If you've played the Brothers in Arms games before, D-Day will feel very familiar because it's essentially content from previous games remixed into a "new" game. You control Matt Baker and Joe Hartsock as they lead their squad, your "brothers in arms," through the French countryside. What was once an interesting and sometimes touching story on consoles is a mess here. If you've never played any of the other games before you're not likely to care about any of your squadmates, and it's hard to figure out just who is who.
D-Day's missions are culled from the previous two Brothers in Arms games, and while there are some changes here and there, anyone who has played the games before will have little trouble getting through them. Like in Call of Duty, you don't have a health bar, but you can die if you don't seek shelter to recover after getting shot. The levels aren't particularly long, and the game uses a checkpoint system, so you don't have to play an entire level over if you die...unless you turn the system off, and then you're forced to start from the beginning of the chapter. A skirmish mode is available for both single and co-op play (ad hoc only). There's really not much to it--you kill as many guys as you can, or try to survive as long as possible. If you're really looking for a challenge you can try to complete all 12 of the skirmish missions with just one life.

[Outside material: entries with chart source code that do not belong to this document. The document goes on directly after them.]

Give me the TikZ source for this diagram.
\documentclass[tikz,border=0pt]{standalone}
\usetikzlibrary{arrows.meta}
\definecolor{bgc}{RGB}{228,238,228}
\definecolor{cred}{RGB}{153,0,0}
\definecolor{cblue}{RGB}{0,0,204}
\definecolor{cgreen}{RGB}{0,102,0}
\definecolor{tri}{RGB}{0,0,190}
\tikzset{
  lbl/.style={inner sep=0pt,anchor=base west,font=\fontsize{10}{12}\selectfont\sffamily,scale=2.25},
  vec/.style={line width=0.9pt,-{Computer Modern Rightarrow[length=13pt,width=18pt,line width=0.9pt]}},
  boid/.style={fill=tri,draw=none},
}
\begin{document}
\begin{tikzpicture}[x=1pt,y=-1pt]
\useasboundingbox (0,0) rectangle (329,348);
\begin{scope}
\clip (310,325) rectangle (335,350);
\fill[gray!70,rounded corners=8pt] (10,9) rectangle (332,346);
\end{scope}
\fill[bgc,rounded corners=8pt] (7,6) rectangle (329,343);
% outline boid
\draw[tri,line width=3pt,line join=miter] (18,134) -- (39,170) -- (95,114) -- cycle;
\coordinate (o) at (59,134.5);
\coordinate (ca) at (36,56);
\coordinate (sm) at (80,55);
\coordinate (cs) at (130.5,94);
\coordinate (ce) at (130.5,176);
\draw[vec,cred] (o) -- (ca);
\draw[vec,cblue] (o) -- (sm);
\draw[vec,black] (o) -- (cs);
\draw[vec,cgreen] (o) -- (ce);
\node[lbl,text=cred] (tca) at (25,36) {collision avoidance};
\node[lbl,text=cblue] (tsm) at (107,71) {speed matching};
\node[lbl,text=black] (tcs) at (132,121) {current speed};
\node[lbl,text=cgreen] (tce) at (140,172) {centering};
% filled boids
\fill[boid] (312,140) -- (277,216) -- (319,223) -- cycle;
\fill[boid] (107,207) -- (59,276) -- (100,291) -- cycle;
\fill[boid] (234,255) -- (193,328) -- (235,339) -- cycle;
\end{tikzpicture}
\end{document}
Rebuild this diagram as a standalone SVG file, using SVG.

It's tough enough to get a first-person shooter to control reasonably well on the PSP, but Brothers in Arms has the additional challenge of being a squad-based first-person shooter, so in addition to controlling your soldier, you've got other people to lead. There are two control schemes available, but neither one is ideal. Since the face buttons are used in the default scheme to give orders, raise your weapon, and toss grenades (which are completely worthless), there's no easy way to look around. The advanced controls allow you to easily look left and right by pressing the square and circle buttons, which is nice but creates other button-mapping problems. The controls really get convoluted when you start ordering other soldiers to take a position or give cover fire. You'll need to hold a button down, move the target, and then release the button to issue the order. Canceling said order involves yet another button press. This may seem manageable, and it is when you're not getting shot at, but when you're under fire, it's tough to issue orders.